Raed Fares campaigned for education, democracy and for an end to the bloodshed in Syria. Photograph: Handout
Raed Fares campaigned for education, democracy and for an end to the bloodshed in Syria. Photograph: Handout

Influential Syrian activist Raed Fares gunned down in Idlib

This article is more than 5 years old

Man who helped make ‘the conscience of the revolution’ killed along with colleague Hamoud Jneed

One of Syria’s most prominent activists, known for eye-catching protest banners and influential “Radio Fresh” broadcasts, has been assassinated in the rebel-held northern enclave in Idlib province.

Raed Fares took on the regime of Bashar al-Assad and the proliferation of Islamist extremists that grew out of Syria’s civil war with equal energy and commitment. Fellow activist Hamoud Jneed was murdered with him on Friday morning by gunmen who have not been identified.

Their killers waited in a van outside an office the two men shared, followed them through the market, attacked their car then shot them when they tried to escape, according to a friend from their hometown.

Raed Fares. Photograph: @RaedFares4/Twitter

Fares lived in the small northern town of Kafranbel, and helped put it on the international map after Syria’s uprising began in 2011, with a series of sometimes witty, sometimes angry but always powerful posters he organised for demonstrations.

“Syria has two conflicting parties: people who try to survive, and a regime that tries to crush them,” read one example from the first years of the war, spelled out in the block letters that became Fares’s trademark.
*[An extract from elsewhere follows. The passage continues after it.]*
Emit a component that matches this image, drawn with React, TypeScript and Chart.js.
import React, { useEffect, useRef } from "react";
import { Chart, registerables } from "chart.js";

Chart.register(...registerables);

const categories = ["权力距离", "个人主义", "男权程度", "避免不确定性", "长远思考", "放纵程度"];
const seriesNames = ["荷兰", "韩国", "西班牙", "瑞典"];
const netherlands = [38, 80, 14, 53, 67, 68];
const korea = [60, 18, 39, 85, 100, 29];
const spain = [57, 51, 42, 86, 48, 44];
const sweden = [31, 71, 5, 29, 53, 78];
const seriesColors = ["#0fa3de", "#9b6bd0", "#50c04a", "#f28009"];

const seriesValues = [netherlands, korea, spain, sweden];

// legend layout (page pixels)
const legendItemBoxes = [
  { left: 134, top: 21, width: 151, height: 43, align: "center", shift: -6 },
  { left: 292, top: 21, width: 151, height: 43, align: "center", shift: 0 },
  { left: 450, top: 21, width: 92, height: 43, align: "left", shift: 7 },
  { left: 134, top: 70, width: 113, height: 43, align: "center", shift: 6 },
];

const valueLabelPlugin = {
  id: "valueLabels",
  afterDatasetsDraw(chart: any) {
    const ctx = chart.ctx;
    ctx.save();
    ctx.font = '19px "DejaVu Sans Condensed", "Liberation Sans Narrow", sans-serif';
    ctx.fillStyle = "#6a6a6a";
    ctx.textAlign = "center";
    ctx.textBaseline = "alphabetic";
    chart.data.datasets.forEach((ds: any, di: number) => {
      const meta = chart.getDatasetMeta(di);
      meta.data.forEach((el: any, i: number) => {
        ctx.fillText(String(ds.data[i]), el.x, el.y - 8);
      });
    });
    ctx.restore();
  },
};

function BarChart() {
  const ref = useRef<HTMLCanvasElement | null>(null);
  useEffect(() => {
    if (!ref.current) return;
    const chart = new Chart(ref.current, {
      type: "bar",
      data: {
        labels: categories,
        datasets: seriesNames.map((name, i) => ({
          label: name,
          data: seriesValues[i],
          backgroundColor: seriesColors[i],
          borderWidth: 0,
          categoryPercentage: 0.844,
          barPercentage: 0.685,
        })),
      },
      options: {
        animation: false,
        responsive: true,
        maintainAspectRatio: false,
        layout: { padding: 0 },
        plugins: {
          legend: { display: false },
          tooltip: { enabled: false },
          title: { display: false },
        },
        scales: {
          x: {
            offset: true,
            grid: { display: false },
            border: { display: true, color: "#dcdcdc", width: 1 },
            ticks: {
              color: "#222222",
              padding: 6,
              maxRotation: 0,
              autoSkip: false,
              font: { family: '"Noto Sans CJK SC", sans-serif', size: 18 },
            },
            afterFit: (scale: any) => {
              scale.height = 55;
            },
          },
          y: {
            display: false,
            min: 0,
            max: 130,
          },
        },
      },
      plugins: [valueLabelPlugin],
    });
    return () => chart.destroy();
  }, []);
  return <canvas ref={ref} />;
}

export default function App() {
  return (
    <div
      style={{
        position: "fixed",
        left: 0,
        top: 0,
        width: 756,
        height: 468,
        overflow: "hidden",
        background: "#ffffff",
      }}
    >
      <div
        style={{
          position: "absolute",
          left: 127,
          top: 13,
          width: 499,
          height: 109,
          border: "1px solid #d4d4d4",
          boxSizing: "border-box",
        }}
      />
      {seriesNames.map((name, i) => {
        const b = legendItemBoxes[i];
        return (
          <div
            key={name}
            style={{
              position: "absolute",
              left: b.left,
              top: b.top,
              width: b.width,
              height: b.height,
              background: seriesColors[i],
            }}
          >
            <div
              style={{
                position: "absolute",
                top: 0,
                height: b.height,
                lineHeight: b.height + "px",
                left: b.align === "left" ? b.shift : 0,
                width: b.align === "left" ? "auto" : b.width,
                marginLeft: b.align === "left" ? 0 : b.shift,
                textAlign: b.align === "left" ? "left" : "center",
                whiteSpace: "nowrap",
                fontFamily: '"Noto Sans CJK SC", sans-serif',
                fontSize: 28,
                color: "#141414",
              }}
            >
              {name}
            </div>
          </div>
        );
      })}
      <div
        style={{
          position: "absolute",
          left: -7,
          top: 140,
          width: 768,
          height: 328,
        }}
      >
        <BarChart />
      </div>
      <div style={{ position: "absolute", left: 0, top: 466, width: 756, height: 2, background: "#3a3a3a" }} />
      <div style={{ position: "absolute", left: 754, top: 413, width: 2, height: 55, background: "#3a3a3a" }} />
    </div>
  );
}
They helped earn the town the nickname “the conscience of the revolution”.

Fares was drawn into the movement against Assad because of a childhood spent watching the murderous legacy of the Syrian regime, he told the Oslo Freedom Forum last year.

“The question is, was it worth starting a revolution and confronting Assad?” he asked, then answered himself: “It was indeed important.”

Hamoud Jneed. Photograph: AP

As the war escalated and armed fundamentalists proliferated, he found himself fighting on two fronts, squeezed between the dictatorship he first rose up against and the increasingly extremist armed groups spawned by the civil war, including Isis and former al-Qaida affiliate Hayat Tahrir al-Sham.

“The truth is Syrians are victims of two forms of terrorism. From one side Assad’s terrorism, and from the other, Isis and other extremists’ terrorism,” Fares said.

The offices of the civil society organisation he founded had been bombed by Assad and raided by Isis. Fares himself was targeted by assassins in 2014 and barely escaped with his life. He was arrested by al-Qaida, kidnapped and tortured, before being released.

Throughout it all, he continued his work campaigning for education, democracy, women and children and, most of all, an end to the bloodshed.

Increasingly disillusioned with the west, after its failure to intervene against Assad despite the president’s use of chemical weapons against civilians, he never lost his faith in the Syrian people, even as his struggle looked increasingly desperate.

“We have decided to guide our future and our destiny with our own hands,” he said in Oslo. “Revolutions are ideas and ideas cannot be killed by weapons.”

The deaths of Fares and Jneed were widely mourned on social media by friends, fellow activists and analysts. In Kafranbel, locals said more than 2,000 people gathered for his funeral, including many who travelled from other towns.

“We feel extreme sadness for Raed and Hamoud and fear for ourselves,” said one friend who asked not to be named. “This was planned, and it sends a message to all activists to be silent.”